Couple’s Arranged Marriage Love Story Facing Sad Ending
Couple shows how love conquers all
The idea of an arranged marriage probably sounds less than romantic to many people. But for David and Elizabeth Weinlick, it was the beginning of a fairy tale love affair spanning 19 years so far.
The two scarcely knew each other when they tied the knot in front of a throng of shoppers at the Mall of America in Minnesota back in 1998. However in the years since, they fell in love and had four children together.
Friends helped with arranged marriage
It all started with what sounds like an elaborate practical joke. David set a wedding date of June 13, 1998, despite not having a fiancée. He enlisted friends and family to help him find a bride-to-be. His loved ones launched a full-on search, including a commercial, advertisements and television interviews. They screened hundreds of women and eventually landed on Elizabeth.
The couple says accepting each other, flaws and all, is a key component of their lasting union.
“Finding a good partner for life is about working with people as they are, not insisting that … people have to be the perfect person for you,” David told the Associated Press. “You’re not going to find somebody carved in a statuary that’s perfect for you.”
A sad twist in the fairy-tale ending
Now, the couple is facing what could be the end of their fairy-tale love story.
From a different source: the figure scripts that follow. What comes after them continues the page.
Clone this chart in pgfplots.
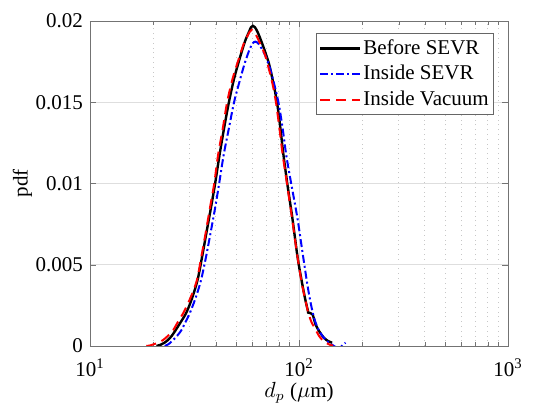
\documentclass[border=0pt]{standalone}
\usepackage{fontspec}
\setmainfont{Liberation Serif}
\usepackage{pgfplots}
\pgfplotsset{compat=1.18}
\definecolor{mblue}{rgb}{0,0,1}
\definecolor{mred}{rgb}{1,0,0}
\begin{document}
\begin{tikzpicture}
\begin{axis}[
  name=ax,
  scale only axis, width=209pt, height=162.5pt,
  xmode=log, xmin=10, xmax=1000, ymin=0, ymax=0.02,
  xtick={10,100,1000},
  xticklabels={10\textsuperscript{1},10\textsuperscript{2},10\textsuperscript{3}},
  ytick={0,0.005,0.01,0.015,0.02},
  yticklabels={0,0.005,0.01,0.015,0.02},
  scaled y ticks=false,
  xmajorgrids, ymajorgrids, xminorgrids,
  major grid style={black!13, line width=0.4pt},
  minor grid style={black!22, dotted, line width=0.4pt},
  axis line style={black!55},
  tick style={black!55},
  major tick length=3pt, minor tick length=1.8pt,
  tick align=inside,
  ticklabel style={font=\fontsize{10.5}{12.5}\selectfont},
  xticklabel style={yshift=-3pt},
  xlabel={$d_p$ ($\mu$m)}, ylabel={pdf},
  label style={font=\fontsize{10.5}{12.5}\selectfont},
  x label style={at={(axis description cs:0.5,-0.1446)},anchor=center},
  y label style={at={(axis description cs:-0.1615,0.5)},anchor=center},
  legend style={at={(0.967,0.963)}, anchor=north east, draw=black!60,
    font=\fontsize{10.5}{12.5}\selectfont, inner xsep=1.5pt, inner ysep=1pt,
    row sep=0pt, cells={anchor=west}, nodes={inner xsep=1pt}},
  legend image code/.code={\draw[#1] (0pt,0pt) -- (20pt,0pt);},
]
\addplot[black, line width=1.2pt, smooth] table {
x y
20.8 0
21.8 0.00008
22.7 0.0002
23.6 0.00037
24.6 0.00062
25.7 0.00098
27.2 0.00148
28.9 0.00205
30.7 0.0029
32.7 0.00405
34.4 0.0055
36.1 0.0070
37.9 0.0085
39.7 0.0100
41.6 0.0117
43.8 0.0134
46.2 0.0150
48.8 0.0164
51.5 0.0175
55.0 0.0187
57.5 0.0193
59.0 0.01962
60.2 0.0197
61.5 0.01962
63.5 0.0193
66.5 0.01865
69.3 0.0180
72.1 0.0173
75.3 0.0162
78.5 0.0150
81.3 0.0135
84.0 0.0119
88.0 0.00995
92.9 0.0079
97.5 0.00585
100.0 0.00492
103.7 0.0038
107.0 0.0029
110.4 0.00215
110.8 0.00205
116.0 0.00195
120.0 0.00133
125.0 0.0009
131.7 0.0005
138.0 0.0003
144.0 0.0002
};
\addlegendentry{Before SEVR}
\addplot[mblue, line width=1pt, smooth, dash pattern=on 4pt off 1.5pt on 1pt off 1.5pt] table {
x y
22.8 0
23.8 0.00012
25.0 0.00037
26.2 0.00065
27.4 0.00098
28.7 0.0015
30.0 0.00201
31.9 0.0029
33.9 0.0040
35.8 0.0054
37.8 0.0070
39.7 0.0085
41.5 0.0100
43.6 0.01175
46.2 0.0134
48.9 0.0150
52.0 0.0163
55.0 0.0174
58.0 0.01825
60.0 0.01862
61.8 0.01873
63.8 0.01862
67.0 0.0182
70.5 0.0176
73.0 0.0170
76.5 0.0160
80.0 0.0149
83.5 0.0134
87.0 0.0117
91.9 0.00995
98.2 0.0079
103.7 0.00585
109.6 0.0038
113.5 0.0027
118.0 0.00174
124.0 0.0010
131.7 0.0005
138.0 0.00025
144.0 0.00008
149.0 -0.00005
154.0 -0.0001
159.0 -0.00005
163.0 0.0001
167.0 0.0002
};
\addlegendentry{Inside SEVR}
\addplot[mred, line width=1pt, smooth, dash pattern=on 5pt off 3pt] table {
x y
18.6 0
19.5 0.00004
20.3 0.00012
21.2 0.0002
22.4 0.00037
23.7 0.00065
25.0 0.00098
26.4 0.0015
27.9 0.00201
30.1 0.0029
32.4 0.0040
34.0 0.0054
35.7 0.0069
37.5 0.0085
39.3 0.0100
41.0 0.01175
43.2 0.0134
45.3 0.0150
48.0 0.0164
51.0 0.0175
54.4 0.0186
56.8 0.0191
58.2 0.01935
59.3 0.01945
60.6 0.01938
62.5 0.0191
65.8 0.0185
68.8 0.0179
71.6 0.0171
74.8 0.0161
77.6 0.0150
80.6 0.0134
83.6 0.01175
88.3 0.0097
93.0 0.0077
97.8 0.0057
103.0 0.0039
107.0 0.0029
110.5 0.0021
114.5 0.0015
119.0 0.0011
125.0 0.0006
131.0 0.0003
137.0 0.00015
142.0 0.00005
145.5 0.00003
};
\addlegendentry{Inside Vacuum}
\end{axis}
\pgfresetboundingbox
\path[use as bounding box] ([xshift=-45pt,yshift=-31pt]ax.south west) rectangle ([xshift=12.5pt,yshift=10.5pt]ax.north east);
\end{tikzpicture}
\end{document}
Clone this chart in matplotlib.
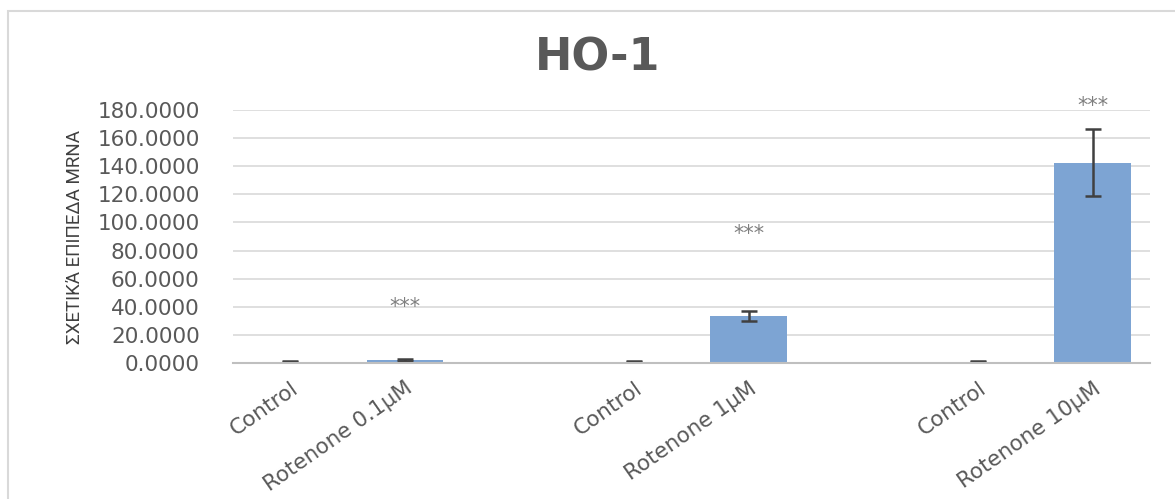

In March, they got devastating news that David has inoperable, terminal stage IV colon cancer. The couple is attempting to laugh through the pain, another strategy they say has kept them together all these years. While they don’t know how long David has, they’re determined to make the most of what time they have left.
Go Fund David Weinlick http://go.redirectingat.com/?id=88890X1542043&url=https%3A%2F%2Ft.co%2FukJa4AY5g7 via @Scienceblogs
— Greg Laden (@gregladen) March 19, 2017
They plan to renew their vows at the same spot where they originally married, the Mall of America. The event also serves as a fundraiser for the Angel Foundation, which helps families suffering from cancer with financial assistance and free camps for children.
The Weinlicks plan to spend the upcoming months much the way they’ve spent the rest of their lives: enjoying simple pleasures together like family gatherings, a high school reunion and watching TV shows.
Still, the prospect of living without David is deeply saddening for Elizabeth.
“The hardest part for me is knowing that there are going to be things that I’m going to miss about Dave in the future and knowing that there’s nothing I can do right now to make up for that,” she told the AP. “When our first grandchild is born, he’s not going to be there. What would have been our 25th wedding anniversary, he probably won’t be there.”